Stranger, by Rachel Manija Brown & Sherwood Smith (2014)

Ages 13-18
The StrangerPicture the wild west, in which a teenage boy is on the run from a bounty hunter after the valuable package he carries on his back. He escapes capture, but is mortally wounded. Luck intervenes in the form of a patrolling sheriff who lifts him effortlessly onto her back and races back to the walled town. On foot, dodging the carnivorous roses and deadly crystal shards along the way. In town, a doctor saves the teen’s life by warping time. Oh yeah, and it gets even better. This first in a series (The Change) can only be described as a genre-bending futuristic fantasy dystopia with a utopian twist. It offers the mindblowing and cool factor of Cowboys Vs Aliens but with much richer results. Los Anclas is located on the Pacific Ocean. A long-ago disaster caused civilization and technology to collapse, and a western frontier society has emerged. In Los Anclas (a bastardization of Los Angeles), a diverse community works collaboratively to raise food, defend their walls, and solve the technical challenges that put lives at risk. All sexual identities are accepted as normal, and ethnic diversity is celebrated. But discrimination still exists, against those who have “changed” – a mutation connected to spikes in hormones that can result in telekinetic powers, strong protections, or physical changes such as feathers or claws.
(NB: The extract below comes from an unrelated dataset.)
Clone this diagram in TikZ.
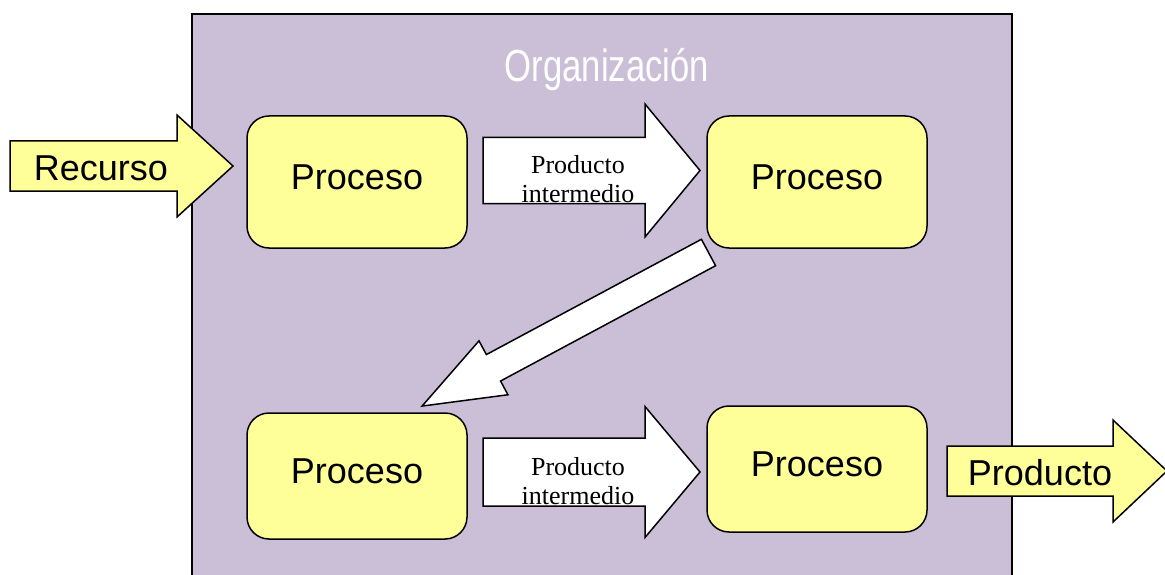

The novel is presented in multiple points of view, shifting between five teens, and slowly revealing important details. The plot itself is rather slow to develop, but it’s such an enjoyable exploration of this strange world that I didn’t mind at all. The two authors collaborate very well, with no awkward shifts in writing style that detract from the storytelling. The characters’ voices and motivations are distinctive enough to let you keep track of whose story is being told, always in third person. I thoroughly enjoyed this innovative story and its wow setting, peopled with characters who struggle with the same challenges and regrets we do. Highly recommended. While it’s aimed at teens, there’s a lot here for adults to enjoy as well.